Wow! That thought stopped me in a mid-air intention to sit down. I launched back up and over to the pile. I began the chore of filing.
A little later while researching verses for a chapter I'm working on in Courageous Beauty, I found a verse, James 3:16, that says For where you have envy and selfish ambition, there you find disorder and every evil practice.
Consider that from a slightly different angle, evil practice and disorder are a result of envy and selfish ambition. Oh my! I skidded to a halt. Was disorder a sin and equal to evil? What was appropriate ambition for a Christian? (Here's a tool I found to help.)
The more I thought about it, the more I felt convicted. The time I've wasted over the last several weeks while I searched for this paper or that could have been spent writing pages and pages of a book or in creating materials I need for speaking. Instead, I wasted precious time looking through a messy desk. Time that I can't get back. Time that was given to me by God to live out the purpose and calling planted in my DNA.

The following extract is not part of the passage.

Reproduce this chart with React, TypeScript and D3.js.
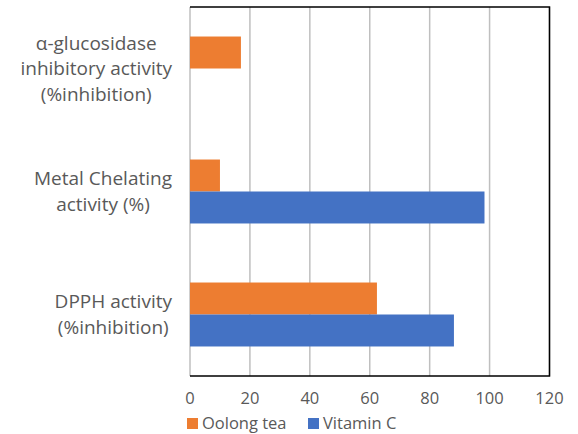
import * as d3 from 'd3';
import { useEffect, useRef } from 'react';

const categories = [
    ['α-glucosidase', 'inhibitory activity', '(%inhibition)'],
    ['Metal Chelating', 'activity (%)'],
    ['DPPH activity', '(%inhibition)']
];
const seriesNames = ['Oolong tea', 'Vitamin C'];
const oolongTea: (number | null)[] = [17.0, 10.0, 62.4];
const vitaminC: (number | null)[] = [null, 98.3, 88.1];
const xTicks = [0, 20, 40, 60, 80, 100, 120];
const colors = ['#ED7D31', '#4472C4'];

const FONT = '"Open Sans", sans-serif';

const App: React.FC = () => {
    const ref = useRef<SVGSVGElement | null>(null);

    useEffect(() => {
        if (!ref.current) return;
        const svg = d3.select(ref.current);
        svg.selectAll('*').remove();

        const left = 190, right = 549.5, top = 7, bottom = 376;
        const keys = categories.map((_c, i) => String(i));
        const values = [oolongTea, vitaminC];

        const x = d3.scaleLinear().domain([0, 120]).range([left, right]);
        const y = d3.scaleBand().domain(keys).range([top, bottom])
            .paddingInner(0.48).paddingOuter(0.24);
        const ySub = d3.scaleBand().domain(seriesNames).range([0, y.bandwidth()]);

        // gridlines
        svg.append('g').selectAll('line')
            .data(xTicks)
            .enter().append('line')
            .attr('x1', d => x(d)).attr('x2', d => x(d))
            .attr('y1', top).attr('y2', bottom)
            .attr('stroke', '#BFBFBF')
            .attr('stroke-width', 1.5);

        // bars
        seriesNames.forEach((name, s) => {
            svg.append('g').selectAll('rect')
                .data(values[s].map((v, i) => ({ v, i })).filter(d => d.v !== null))
                .enter().append('rect')
                .attr('x', x(0))
                .attr('y', d => y(String(d.i))! + ySub(name)!)
                .attr('width', d => x(d.v as number) - x(0))
                .attr('height', ySub.bandwidth())
                .attr('fill', colors[s]);
        });

        // plot border (top, right, bottom)
        svg.append('path')
            .attr('d', `M${left},${top}H${right}V${bottom}H${left}`)
            .attr('fill', 'none')
            .attr('stroke', '#000')
            .attr('stroke-width', 1.5);

        // x tick labels
        svg.append('g').selectAll('text')
            .data(xTicks)
            .enter().append('text')
            .attr('x', d => x(d))
            .attr('y', 404)
            .attr('text-anchor', 'middle')
            .attr('font-family', FONT)
            .attr('font-size', 16.5)
            .attr('fill', '#595959')
            .text(d => d);

        // category labels
        const labelRight = 172;
        const lineH = 25.5;
        categories.forEach((lines, i) => {
            const cy = y(String(i))! + y.bandwidth() / 2;
            const g = svg.append('g');
            const texts = g.selectAll('text')
                .data(lines)
                .enter().append('text')
                .attr('y', (_d, j) => cy + 6.5 + (j - (lines.length - 1) / 2) * lineH)
                .attr('text-anchor', 'middle')
                .attr('font-family', FONT)
                .attr('font-size', 19)
                .attr('fill', '#595959')
                .text(d => d);
            let maxW = 0;
            texts.each(function () {
                maxW = Math.max(maxW, (this as SVGTextElement).getComputedTextLength());
            });
            texts.attr('x', labelRight - maxW / 2);
        });

        // legend
        const legendX = [187, 308];
        seriesNames.forEach((name, s) => {
            svg.append('rect')
                .attr('x', legendX[s])
                .attr('y', 418)
                .attr('width', 11)
                .attr('height', 11)
                .attr('fill', colors[s]);
            svg.append('text')
                .attr('x', legendX[s] + 15)
                .attr('y', 429)
                .attr('font-family', FONT)
                .attr('font-size', 16.5)
                .attr('fill', '#595959')
                .text(name);
        });
    }, []);

    return (
        <svg ref={ref} width={578} height={434}
            style={{ position: 'absolute', left: 0, top: 0, background: '#fff' }} />
    );
};

export default App;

So I've been just handing this precious gift of time right out the door. It's my choice.
My Lenten season won't be dedicated to giving up a food or even regular fasting. (I'm a Lutheran who practices lenten discipline.) It will be spent dedicated to creating a sense of order because God is not a God of chaos but of order.
How will you observe Lent?
How does this concept affect you?
Is there anything you wouldn't want to leave behind for others to deal with?